Mr Putin has lashed out on a number of occasions after the European Parliament passed a resolution last September urging Moscow to acknowledge the brutalities of its Stalinist past, maintaining that the country had escaped the scrutiny of Germany’s Nazi era.

But the Kremlin has accused the current Warsaw government of leading an anti-Russian campaign in the European Union, and retrospectively undermining the liberation of Poland from the Germans by Soviet forces.

President Putin and other Russian leaders have also charged Poland with working with the Nazis and virulent anti-semitism during the war.

In one speech, made to military officers in the Defence Ministry in Moscow, Mr Putin alleged that “essentially they colluded with Hitler. This is clear from documents, from archival documents...’’

Giving examples from the diaries of Józef Lipski, who served as Polish ambassador in Berlin from 1934 to 1939, Mr Putin pointed to promises made to put up a statue to Hitler in thanks for a German plan to deport Jews to Africa.

“A bastard, an anti-Semitic pig, you cannot put it any other way... it is people like that who today are tearing down monuments to the liberating warriors, the Red Army soldiers who freed Europe and the European people from the Nazis’’, he said.

The Polish government has protested strongly, reiterating that nearly six million Polish citizens, half of whom were Jewish, died in the Second World War.

But the allegation of white washing Holocaust history is one of which the Polish government has itself been accused, after making it an offence to use the term “Polish death camps” or discuss the Polish state’s involvement in Nazi war crimes – a move on which it was forced to backtrack after an international outcry.

Now the row has escalated, with other countries being drawn in.

More than a thousand Auschwitz survivors will travel to the site of the concentration camp in Poland on 27 January for the anniversary of its liberation. The event will be boycotted by Mr Putin.
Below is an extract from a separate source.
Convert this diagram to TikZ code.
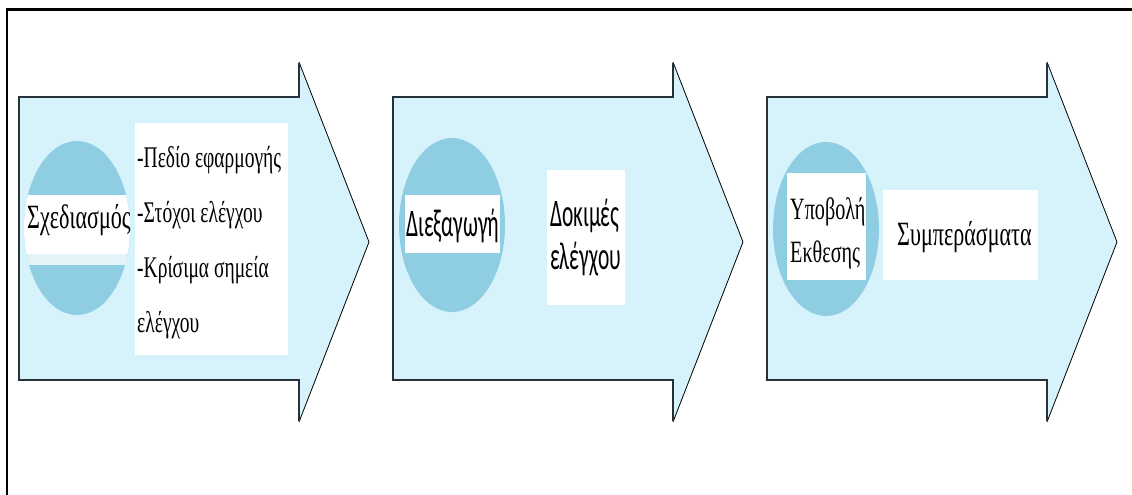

This week, another commemoration will be held at Yad Vashem, the Holocaust memorial site in Jerusalem. More than 45 heads of state and international public figures are due to attend. Prince Charles will represent the UK in what will be his first visit to Israel.

But Poland’s president, Andrzej Duda, has pulled out after learning that he would not be allowed to speak at the event while Mr Putin would be addressing those present, along with others including France’s Emmanuel Macron, and US Vice-President Mike Pence.

The issue has caused controversy among Israelis.

Daniel Blatman, a specialist in Holocaust studies at the University of Jerusalem and chief historian at a museum of the Warsaw ghetto in Poland, told The Guardian: “I can understand that a representative of Russia should speak at the anniversary, since it was the Red Army which liberated the camp. But why should the president of France speak, when the French government deported 30,000 Jews to Auschwitz, but not the president of Poland?”